** Begin SOURCE MATERIAL **
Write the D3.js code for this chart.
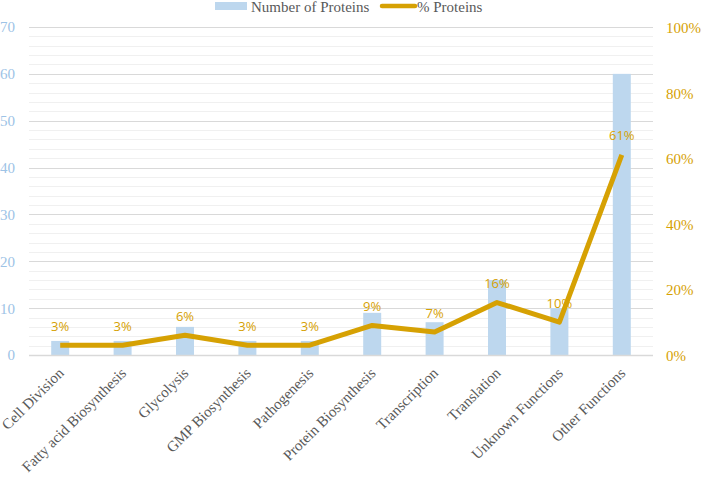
<!DOCTYPE html>
<html><head><meta charset="utf-8">
<script src="https://cdn.jsdelivr.net/npm/d3@7"></script>
<style>body{margin:0;background:#fff}svg{display:block}</style>
</head><body>
<svg id="c" width="702" height="478"></svg>
<script>
const categories = ["Cell Division","Fatty acid Biosynthesis","Glycolysis","GMP Biosynthesis","Pathogenesis","Protein Biosynthesis","Transcription","Translation","Unknown Functions","Other Functions"];
const proteinCounts = [3,3,6,3,3,9,7,16,10,60];
const proteinPercents = [3,3,6,3,3,9,7,16,10,61];
const leftTicks = [0,10,20,30,40,50,60,70];
const rightTicks = [0,20,40,60,80,100];

const svg = d3.select("#c");
const L = 29, R = 653, T = 27, B = 355;
const x = d3.scaleBand().domain(categories).range([L, R]);
const yL = d3.scaleLinear().domain([0,70]).range([B, T]);
const yR = d3.scaleLinear().domain([0,100]).range([B, T]);
const gold = "#D6A103", blue = "#BDD7EE", blueText = "#9DC3E6", grey = "#595959";
const serif = "'Liberation Serif', 'Times New Roman', serif";

// minor gridlines
svg.append("g").selectAll("line").data(d3.range(0,71,2).filter(v=>v%10!==0)).join("line")
  .attr("x1",L).attr("x2",R).attr("y1",d=>Math.round(yL(d))+0.5).attr("y2",d=>Math.round(yL(d))+0.5)
  .attr("stroke","#F0F0F0").attr("stroke-width",1);
// major gridlines
svg.append("g").selectAll("line").data(leftTicks).join("line")
  .attr("x1",L).attr("x2",R).attr("y1",d=>Math.round(yL(d))+0.5).attr("y2",d=>Math.round(yL(d))+0.5)
  .attr("stroke","#D9D9D9").attr("stroke-width",1);

// bars
const bw = 18;
svg.append("g").selectAll("rect").data(categories).join("rect")
  .attr("x",(d)=>x(d)+x.bandwidth()/2-bw/2)
  .attr("width",bw)
  .attr("y",(d,i)=>yL(proteinCounts[i]))
  .attr("height",(d,i)=>B-yL(proteinCounts[i]))
  .attr("fill",blue);

// baseline
svg.append("line").attr("x1",L).attr("x2",R).attr("y1",B+0.5).attr("y2",B+0.5)
  .attr("stroke","#D9D9D9").attr("stroke-width",1.5);

// line
const line = d3.line().x((d,i)=>x(categories[i])+x.bandwidth()/2).y(d=>yR(d));
svg.append("path").datum(proteinPercents).attr("d",line)
  .attr("fill","none").attr("stroke",gold).attr("stroke-width",5).attr("stroke-linejoin","round");

// data labels
svg.append("g").selectAll("text").data(proteinPercents).join("text")
  .attr("x",(d,i)=>x(categories[i])+x.bandwidth()/2)
  .attr("y",d=>yR(d)-14.5)
  .attr("text-anchor","middle")
  .style("font-family","'Open Sans', sans-serif").style("font-size","13px")
  .attr("fill",gold).text(d=>d+"%");

// left axis
const la = svg.append("g").attr("transform",`translate(15,0)`)
  .call(d3.axisLeft(yL).tickValues(leftTicks).tickSize(0).tickPadding(0));
la.select(".domain").remove();
la.selectAll("text").style("font-family",serif).style("font-size","15px").attr("fill",blueText).attr("dy","0.33em");

// right axis
const ra = svg.append("g").attr("transform",`translate(666,0)`)
  .call(d3.axisRight(yR).tickValues(rightTicks).tickFormat(d=>d+"%").tickSize(0).tickPadding(0));
ra.select(".domain").remove();
ra.selectAll("text").style("font-family",serif).style("font-size","15px").attr("fill",gold).attr("dy","0.36em");

// x axis labels
const xa = svg.append("g").attr("transform",`translate(0,${B})`)
  .call(d3.axisBottom(x).tickSize(0).tickPadding(0));
xa.select(".domain").remove();
xa.selectAll("text")
  .style("font-family",serif).style("font-size","15px").attr("fill",grey)
  .attr("text-anchor","end").attr("dy",0).attr("y",0)
  .attr("transform","translate(4.5,19) rotate(-45)");

// legend
const lg = svg.append("g");
lg.append("rect").attr("x",215).attr("y",2).attr("width",32).attr("height",8).attr("fill",blue);
lg.append("text").attr("x",251).attr("y",12).text("Number of Proteins")
  .style("font-family",serif).style("font-size","15px").attr("fill",grey);
lg.append("line").attr("x1",382).attr("x2",415).attr("y1",6).attr("y2",6).attr("stroke",gold).attr("stroke-width",4.5).attr("stroke-linecap","round");
lg.append("text").attr("x",417).attr("y",12).text("% Proteins")
  .style("font-family",serif).style("font-size","15px").attr("fill",grey);
</script>
</body></html>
** End SOURCE MATERIAL **
__DIRECTIONS__.
Omitting all pictures, restate exactly the lines of the material from its start through the line that contains "const rightTicks = [0,20,40,60,80,100];".

__THE RESPONSE__.
Write the D3.js code for this chart.
<!DOCTYPE html>
<html><head><meta charset="utf-8">
<script src="https://cdn.jsdelivr.net/npm/d3@7"></script>
<style>body{margin:0;background:#fff}svg{display:block}</style>
</head><body>
<svg id="c" width="702" height="478"></svg>
<script>
const categories = ["Cell Division","Fatty acid Biosynthesis","Glycolysis","GMP Biosynthesis","Pathogenesis","Protein Biosynthesis","Transcription","Translation","Unknown Functions","Other Functions"];
const proteinCounts = [3,3,6,3,3,9,7,16,10,60];
const proteinPercents = [3,3,6,3,3,9,7,16,10,61];
const leftTicks = [0,10,20,30,40,50,60,70];
const rightTicks = [0,20,40,60,80,100];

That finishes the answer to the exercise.